** Begin Data **

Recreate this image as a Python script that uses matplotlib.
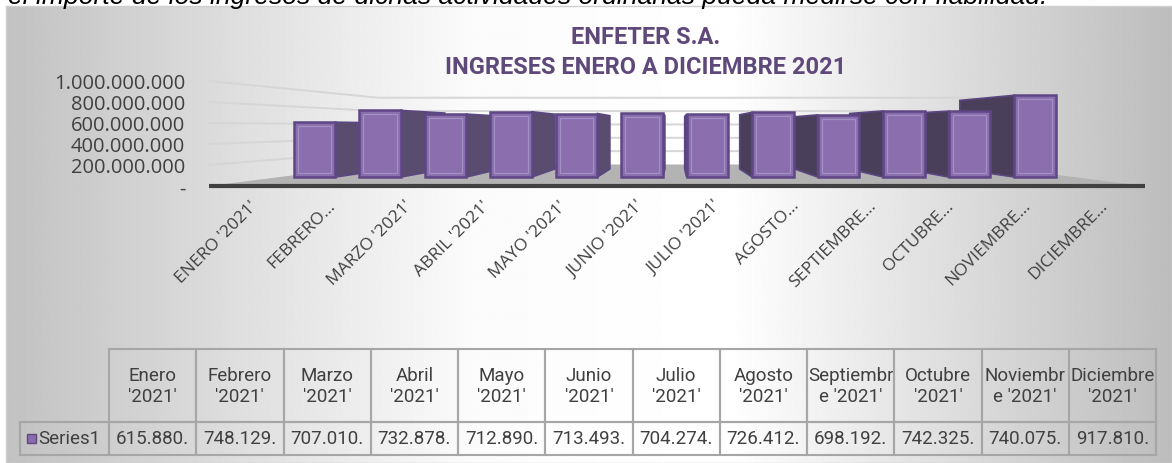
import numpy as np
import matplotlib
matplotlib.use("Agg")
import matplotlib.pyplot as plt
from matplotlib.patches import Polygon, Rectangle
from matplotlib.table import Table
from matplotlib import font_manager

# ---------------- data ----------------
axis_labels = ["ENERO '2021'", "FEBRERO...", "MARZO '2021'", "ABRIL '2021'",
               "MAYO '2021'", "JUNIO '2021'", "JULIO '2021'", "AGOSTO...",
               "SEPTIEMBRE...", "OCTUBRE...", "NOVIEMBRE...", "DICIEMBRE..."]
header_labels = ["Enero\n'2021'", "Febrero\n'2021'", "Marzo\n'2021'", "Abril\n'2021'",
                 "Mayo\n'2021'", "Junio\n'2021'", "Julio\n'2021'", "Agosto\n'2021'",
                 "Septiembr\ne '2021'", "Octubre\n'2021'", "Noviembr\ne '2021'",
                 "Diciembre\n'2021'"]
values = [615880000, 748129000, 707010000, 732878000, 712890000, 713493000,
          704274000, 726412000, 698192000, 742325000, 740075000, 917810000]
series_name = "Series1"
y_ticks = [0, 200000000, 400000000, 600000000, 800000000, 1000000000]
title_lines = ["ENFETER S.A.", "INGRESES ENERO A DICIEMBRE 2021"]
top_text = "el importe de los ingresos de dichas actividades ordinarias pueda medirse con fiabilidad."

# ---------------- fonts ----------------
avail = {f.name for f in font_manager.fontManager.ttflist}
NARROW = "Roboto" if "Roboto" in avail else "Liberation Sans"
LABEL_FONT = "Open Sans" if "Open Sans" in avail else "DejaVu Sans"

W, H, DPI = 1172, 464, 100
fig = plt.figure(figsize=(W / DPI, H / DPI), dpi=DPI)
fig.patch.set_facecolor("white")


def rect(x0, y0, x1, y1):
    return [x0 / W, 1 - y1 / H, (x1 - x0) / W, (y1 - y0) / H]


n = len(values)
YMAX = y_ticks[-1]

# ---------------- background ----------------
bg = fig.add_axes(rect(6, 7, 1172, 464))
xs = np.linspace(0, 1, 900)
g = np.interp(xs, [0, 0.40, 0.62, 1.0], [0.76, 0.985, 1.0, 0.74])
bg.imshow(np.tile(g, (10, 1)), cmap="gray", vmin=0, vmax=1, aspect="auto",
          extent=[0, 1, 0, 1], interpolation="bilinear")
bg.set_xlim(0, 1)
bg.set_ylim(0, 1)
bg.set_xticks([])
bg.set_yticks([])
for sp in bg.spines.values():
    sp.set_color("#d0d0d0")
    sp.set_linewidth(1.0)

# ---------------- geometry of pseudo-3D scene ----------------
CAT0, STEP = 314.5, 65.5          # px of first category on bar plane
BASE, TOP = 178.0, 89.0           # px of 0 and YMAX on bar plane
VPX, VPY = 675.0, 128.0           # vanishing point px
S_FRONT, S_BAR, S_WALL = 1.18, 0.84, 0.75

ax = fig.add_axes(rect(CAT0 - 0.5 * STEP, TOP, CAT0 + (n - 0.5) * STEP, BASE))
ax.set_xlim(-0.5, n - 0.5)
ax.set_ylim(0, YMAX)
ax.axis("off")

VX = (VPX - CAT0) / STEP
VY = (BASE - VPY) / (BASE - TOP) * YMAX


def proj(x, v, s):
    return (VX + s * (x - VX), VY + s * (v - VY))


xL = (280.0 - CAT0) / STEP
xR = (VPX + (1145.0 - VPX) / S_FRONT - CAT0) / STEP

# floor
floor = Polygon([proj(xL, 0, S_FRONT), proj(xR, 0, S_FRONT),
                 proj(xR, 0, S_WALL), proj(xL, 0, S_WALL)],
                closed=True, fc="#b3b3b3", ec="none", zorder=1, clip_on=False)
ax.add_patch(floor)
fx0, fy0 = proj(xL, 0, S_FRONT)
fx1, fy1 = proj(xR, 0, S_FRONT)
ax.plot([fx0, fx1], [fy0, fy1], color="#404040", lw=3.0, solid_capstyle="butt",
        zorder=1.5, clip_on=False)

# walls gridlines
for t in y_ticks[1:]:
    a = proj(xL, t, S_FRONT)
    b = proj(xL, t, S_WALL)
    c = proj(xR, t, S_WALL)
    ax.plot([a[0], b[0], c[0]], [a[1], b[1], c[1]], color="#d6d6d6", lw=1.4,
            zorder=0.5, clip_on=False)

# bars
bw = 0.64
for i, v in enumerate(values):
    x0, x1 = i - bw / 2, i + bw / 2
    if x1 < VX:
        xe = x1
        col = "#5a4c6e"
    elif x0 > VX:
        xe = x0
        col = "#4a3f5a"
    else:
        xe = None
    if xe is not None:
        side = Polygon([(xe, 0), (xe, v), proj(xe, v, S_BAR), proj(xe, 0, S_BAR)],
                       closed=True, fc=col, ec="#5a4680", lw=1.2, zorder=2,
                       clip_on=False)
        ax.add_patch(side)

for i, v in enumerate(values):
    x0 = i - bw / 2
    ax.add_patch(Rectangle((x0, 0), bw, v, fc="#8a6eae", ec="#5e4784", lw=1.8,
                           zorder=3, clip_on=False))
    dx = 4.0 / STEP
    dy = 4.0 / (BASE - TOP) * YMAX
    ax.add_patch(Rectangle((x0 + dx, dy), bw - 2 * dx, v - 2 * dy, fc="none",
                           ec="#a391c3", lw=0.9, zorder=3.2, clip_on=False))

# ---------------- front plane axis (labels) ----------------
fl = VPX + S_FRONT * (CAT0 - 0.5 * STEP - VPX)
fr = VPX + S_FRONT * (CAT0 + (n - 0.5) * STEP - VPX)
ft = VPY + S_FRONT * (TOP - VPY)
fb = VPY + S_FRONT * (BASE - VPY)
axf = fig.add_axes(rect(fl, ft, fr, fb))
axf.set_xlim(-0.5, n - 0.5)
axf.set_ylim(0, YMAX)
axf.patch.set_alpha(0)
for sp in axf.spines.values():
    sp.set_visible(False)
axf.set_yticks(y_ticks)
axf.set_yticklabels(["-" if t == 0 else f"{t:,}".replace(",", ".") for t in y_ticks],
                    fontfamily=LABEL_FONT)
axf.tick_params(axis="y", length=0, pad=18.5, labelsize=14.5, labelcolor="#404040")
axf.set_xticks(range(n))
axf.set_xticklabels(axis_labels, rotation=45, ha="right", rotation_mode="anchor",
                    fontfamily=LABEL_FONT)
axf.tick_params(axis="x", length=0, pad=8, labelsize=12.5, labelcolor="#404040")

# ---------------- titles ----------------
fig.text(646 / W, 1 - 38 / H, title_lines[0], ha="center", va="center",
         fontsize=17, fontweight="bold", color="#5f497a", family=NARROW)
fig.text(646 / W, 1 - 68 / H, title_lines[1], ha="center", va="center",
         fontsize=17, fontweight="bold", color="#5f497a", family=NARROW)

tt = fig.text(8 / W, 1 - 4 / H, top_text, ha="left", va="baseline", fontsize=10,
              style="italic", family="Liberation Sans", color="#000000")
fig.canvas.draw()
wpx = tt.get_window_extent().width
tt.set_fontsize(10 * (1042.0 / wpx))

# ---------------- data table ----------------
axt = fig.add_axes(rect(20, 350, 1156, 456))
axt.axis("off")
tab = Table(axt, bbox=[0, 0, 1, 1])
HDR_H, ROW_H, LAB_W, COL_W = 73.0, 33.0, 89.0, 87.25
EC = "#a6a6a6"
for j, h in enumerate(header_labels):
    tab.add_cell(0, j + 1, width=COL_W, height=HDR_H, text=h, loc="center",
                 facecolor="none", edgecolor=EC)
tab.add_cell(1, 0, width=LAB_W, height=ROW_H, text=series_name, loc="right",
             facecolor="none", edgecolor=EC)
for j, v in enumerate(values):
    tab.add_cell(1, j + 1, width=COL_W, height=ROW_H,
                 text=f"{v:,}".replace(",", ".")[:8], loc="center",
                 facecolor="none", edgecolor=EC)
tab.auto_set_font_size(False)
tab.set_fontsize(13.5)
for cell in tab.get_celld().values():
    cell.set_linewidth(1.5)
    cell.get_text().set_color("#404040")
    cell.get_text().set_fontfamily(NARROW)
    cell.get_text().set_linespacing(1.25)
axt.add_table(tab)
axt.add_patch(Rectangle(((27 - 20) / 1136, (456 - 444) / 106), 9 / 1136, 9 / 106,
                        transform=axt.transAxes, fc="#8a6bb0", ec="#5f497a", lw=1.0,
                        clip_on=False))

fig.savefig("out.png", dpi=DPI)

** End Data **

## What is required
Please reproduce the listing exactly from its opening line through the line that contains "from matplotlib import font_manager", both included, with all pictures omitted.

## Solution for this problem
Recreate this image as a Python script that uses matplotlib.
import numpy as np
import matplotlib
matplotlib.use("Agg")
import matplotlib.pyplot as plt
from matplotlib.patches import Polygon, Rectangle
from matplotlib.table import Table
from matplotlib import font_manager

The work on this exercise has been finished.